◆ Given information
--- --- ---

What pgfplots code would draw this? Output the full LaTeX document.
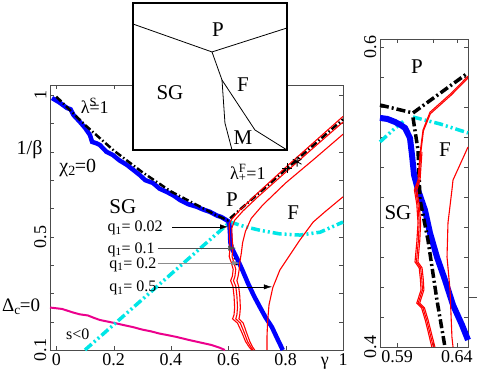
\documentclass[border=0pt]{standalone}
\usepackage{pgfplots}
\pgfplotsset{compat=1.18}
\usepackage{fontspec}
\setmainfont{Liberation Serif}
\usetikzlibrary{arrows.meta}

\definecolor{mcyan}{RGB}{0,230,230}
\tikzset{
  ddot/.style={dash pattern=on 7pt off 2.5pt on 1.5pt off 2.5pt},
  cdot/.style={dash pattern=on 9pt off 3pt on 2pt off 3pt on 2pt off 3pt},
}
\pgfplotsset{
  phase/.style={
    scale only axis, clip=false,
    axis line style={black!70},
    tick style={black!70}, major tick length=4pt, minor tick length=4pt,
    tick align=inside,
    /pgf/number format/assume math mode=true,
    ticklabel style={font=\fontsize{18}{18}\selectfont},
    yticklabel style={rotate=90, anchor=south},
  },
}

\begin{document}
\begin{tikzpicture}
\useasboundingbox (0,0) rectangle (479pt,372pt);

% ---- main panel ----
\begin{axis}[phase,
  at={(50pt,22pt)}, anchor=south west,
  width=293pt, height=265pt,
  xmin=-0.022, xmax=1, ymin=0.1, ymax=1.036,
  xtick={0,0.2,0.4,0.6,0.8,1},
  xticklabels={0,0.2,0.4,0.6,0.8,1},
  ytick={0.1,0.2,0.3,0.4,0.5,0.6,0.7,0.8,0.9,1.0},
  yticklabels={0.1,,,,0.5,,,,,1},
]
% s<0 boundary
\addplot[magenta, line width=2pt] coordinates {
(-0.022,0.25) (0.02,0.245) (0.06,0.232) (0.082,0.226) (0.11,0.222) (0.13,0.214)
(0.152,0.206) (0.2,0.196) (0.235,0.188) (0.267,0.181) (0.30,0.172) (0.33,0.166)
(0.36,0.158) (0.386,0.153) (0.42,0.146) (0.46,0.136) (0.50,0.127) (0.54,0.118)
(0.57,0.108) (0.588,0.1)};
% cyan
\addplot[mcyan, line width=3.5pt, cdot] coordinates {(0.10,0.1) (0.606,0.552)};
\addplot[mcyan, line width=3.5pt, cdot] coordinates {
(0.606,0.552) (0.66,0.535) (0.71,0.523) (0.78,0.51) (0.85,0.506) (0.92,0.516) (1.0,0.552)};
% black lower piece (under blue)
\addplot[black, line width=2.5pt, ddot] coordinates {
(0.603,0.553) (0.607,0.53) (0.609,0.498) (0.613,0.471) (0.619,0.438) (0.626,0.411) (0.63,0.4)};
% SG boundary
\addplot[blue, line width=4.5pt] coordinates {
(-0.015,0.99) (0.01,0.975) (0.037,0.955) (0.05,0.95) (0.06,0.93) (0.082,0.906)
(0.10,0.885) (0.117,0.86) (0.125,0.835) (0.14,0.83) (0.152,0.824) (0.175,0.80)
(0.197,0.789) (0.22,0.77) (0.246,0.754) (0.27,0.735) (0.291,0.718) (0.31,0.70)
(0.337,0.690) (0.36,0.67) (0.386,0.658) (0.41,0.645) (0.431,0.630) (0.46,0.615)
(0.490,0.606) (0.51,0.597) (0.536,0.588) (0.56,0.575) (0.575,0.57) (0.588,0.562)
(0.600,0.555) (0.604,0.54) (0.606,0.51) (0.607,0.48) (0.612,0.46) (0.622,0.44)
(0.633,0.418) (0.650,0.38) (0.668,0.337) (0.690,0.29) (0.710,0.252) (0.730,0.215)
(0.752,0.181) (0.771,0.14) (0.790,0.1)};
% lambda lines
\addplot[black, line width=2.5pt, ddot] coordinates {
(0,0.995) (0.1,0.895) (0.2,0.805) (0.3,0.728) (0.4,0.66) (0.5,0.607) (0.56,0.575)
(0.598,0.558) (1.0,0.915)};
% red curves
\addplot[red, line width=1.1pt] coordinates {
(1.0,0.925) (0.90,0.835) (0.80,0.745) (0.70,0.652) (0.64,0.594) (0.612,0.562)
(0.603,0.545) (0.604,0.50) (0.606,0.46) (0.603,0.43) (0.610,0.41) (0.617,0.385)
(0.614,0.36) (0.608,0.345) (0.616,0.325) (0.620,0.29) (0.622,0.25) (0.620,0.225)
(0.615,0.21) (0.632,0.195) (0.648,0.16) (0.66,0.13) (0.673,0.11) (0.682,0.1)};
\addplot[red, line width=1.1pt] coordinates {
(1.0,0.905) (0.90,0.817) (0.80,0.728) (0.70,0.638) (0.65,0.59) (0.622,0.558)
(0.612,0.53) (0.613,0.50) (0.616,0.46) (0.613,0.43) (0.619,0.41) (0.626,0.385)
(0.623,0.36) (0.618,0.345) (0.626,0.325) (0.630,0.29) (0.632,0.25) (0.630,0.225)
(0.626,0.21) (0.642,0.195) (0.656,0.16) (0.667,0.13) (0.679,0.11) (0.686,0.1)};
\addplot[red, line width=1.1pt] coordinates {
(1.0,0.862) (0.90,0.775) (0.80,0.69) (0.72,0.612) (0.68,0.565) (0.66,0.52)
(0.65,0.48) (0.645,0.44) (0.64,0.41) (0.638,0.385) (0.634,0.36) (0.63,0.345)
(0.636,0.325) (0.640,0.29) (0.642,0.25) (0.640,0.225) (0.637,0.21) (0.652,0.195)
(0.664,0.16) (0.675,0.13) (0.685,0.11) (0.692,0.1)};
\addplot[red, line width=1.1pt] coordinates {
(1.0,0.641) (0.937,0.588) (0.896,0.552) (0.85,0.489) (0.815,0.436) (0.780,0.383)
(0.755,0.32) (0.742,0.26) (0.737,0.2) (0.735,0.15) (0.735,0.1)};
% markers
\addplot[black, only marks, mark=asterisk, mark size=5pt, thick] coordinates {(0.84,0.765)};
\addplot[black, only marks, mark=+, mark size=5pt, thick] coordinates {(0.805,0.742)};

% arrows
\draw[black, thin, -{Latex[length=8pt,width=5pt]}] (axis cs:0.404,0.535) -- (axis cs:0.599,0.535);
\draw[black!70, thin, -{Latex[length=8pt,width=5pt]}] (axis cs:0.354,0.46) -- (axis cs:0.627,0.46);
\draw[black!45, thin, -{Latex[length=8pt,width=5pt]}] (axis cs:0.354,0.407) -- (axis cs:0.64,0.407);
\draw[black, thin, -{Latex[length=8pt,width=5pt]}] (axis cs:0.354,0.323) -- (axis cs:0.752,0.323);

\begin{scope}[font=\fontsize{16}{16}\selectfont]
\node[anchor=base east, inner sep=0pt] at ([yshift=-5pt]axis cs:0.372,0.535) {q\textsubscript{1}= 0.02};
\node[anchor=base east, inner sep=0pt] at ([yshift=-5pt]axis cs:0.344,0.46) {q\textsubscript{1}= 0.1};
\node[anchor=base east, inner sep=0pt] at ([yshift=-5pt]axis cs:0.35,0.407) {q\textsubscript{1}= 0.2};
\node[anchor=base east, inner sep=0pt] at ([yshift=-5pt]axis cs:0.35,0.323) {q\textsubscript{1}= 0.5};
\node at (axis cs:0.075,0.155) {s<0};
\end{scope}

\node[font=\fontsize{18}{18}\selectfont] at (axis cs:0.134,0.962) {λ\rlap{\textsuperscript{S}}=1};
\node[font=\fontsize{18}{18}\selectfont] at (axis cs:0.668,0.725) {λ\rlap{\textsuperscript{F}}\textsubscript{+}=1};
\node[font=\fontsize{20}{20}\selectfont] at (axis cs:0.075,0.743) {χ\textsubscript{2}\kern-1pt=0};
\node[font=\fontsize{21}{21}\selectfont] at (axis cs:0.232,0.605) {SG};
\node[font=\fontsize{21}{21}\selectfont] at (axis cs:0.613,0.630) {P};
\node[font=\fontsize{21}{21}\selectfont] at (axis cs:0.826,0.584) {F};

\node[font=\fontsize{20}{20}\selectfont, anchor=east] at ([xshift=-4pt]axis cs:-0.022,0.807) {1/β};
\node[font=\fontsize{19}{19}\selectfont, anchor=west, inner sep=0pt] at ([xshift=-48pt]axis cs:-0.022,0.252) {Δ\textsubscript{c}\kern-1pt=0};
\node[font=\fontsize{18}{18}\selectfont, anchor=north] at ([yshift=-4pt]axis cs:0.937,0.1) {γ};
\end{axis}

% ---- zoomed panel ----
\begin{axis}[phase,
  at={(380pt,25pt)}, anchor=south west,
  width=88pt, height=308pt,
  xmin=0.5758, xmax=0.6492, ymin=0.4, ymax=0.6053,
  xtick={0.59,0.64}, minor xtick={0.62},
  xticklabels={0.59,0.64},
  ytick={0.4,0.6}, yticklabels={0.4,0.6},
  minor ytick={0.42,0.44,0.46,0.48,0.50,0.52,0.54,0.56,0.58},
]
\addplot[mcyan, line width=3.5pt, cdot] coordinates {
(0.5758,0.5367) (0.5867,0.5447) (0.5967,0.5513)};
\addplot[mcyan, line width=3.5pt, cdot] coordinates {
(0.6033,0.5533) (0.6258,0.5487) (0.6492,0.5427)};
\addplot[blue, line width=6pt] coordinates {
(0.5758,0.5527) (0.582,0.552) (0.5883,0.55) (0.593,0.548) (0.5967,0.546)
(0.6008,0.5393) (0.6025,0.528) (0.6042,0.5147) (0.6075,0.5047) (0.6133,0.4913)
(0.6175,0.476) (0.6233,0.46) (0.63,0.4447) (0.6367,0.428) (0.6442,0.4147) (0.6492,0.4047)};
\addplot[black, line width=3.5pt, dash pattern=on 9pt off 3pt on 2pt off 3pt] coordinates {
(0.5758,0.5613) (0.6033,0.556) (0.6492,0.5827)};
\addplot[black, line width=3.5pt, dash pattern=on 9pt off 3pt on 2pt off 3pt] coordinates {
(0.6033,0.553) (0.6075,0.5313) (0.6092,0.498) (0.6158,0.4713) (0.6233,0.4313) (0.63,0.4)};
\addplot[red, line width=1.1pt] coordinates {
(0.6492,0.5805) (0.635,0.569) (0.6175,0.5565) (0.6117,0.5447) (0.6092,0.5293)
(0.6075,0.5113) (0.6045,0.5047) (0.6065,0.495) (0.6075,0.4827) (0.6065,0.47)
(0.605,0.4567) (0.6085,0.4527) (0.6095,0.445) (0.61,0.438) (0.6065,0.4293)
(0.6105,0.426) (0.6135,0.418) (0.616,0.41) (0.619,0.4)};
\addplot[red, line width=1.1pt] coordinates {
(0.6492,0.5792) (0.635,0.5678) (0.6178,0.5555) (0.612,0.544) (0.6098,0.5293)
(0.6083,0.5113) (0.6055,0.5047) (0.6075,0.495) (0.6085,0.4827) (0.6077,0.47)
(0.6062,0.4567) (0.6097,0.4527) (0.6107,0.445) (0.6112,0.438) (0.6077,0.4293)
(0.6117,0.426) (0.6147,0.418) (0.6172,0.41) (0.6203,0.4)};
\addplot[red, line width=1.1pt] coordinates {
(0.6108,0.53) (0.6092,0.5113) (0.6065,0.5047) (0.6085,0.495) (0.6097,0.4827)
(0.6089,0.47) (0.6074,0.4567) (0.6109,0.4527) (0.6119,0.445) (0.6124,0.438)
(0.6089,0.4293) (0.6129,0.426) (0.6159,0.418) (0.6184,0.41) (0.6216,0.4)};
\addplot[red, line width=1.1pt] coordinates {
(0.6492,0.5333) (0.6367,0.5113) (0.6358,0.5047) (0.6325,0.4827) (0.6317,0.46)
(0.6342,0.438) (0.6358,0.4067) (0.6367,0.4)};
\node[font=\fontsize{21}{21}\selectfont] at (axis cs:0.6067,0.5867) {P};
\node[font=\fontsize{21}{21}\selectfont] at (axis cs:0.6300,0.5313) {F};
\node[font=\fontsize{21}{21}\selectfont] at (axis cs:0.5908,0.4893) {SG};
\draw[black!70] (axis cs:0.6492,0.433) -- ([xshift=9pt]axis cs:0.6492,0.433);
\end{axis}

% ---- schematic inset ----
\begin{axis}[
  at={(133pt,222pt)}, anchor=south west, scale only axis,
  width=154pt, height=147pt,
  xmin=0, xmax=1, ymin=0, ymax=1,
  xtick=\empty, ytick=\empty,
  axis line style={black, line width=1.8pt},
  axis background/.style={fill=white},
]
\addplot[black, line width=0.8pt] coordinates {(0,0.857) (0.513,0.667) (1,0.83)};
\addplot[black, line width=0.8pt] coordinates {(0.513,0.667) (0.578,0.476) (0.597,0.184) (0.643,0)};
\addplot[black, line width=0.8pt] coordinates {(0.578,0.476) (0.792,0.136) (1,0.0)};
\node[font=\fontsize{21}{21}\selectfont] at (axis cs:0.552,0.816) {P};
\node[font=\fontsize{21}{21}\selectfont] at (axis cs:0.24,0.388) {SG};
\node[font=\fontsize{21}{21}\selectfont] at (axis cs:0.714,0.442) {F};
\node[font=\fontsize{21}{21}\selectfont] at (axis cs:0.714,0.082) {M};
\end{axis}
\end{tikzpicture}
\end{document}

--- --- ---

◆ What the task asks
Leave out any pictures, please, and quote only the lines from the top of the data through the line that contains "(0,0) rectangle (479pt,372pt);".

◆ Expected answer
What pgfplots code would draw this? Output the full LaTeX document.
\documentclass[border=0pt]{standalone}
\usepackage{pgfplots}
\pgfplotsset{compat=1.18}
\usepackage{fontspec}
\setmainfont{Liberation Serif}
\usetikzlibrary{arrows.meta}

\definecolor{mcyan}{RGB}{0,230,230}
\tikzset{
  ddot/.style={dash pattern=on 7pt off 2.5pt on 1.5pt off 2.5pt},
  cdot/.style={dash pattern=on 9pt off 3pt on 2pt off 3pt on 2pt off 3pt},
}
\pgfplotsset{
  phase/.style={
    scale only axis, clip=false,
    axis line style={black!70},
    tick style={black!70}, major tick length=4pt, minor tick length=4pt,
    tick align=inside,
    /pgf/number format/assume math mode=true,
    ticklabel style={font=\fontsize{18}{18}\selectfont},
    yticklabel style={rotate=90, anchor=south},
  },
}

\begin{document}
\begin{tikzpicture}
\useasboundingbox (0,0) rectangle (479pt,372pt);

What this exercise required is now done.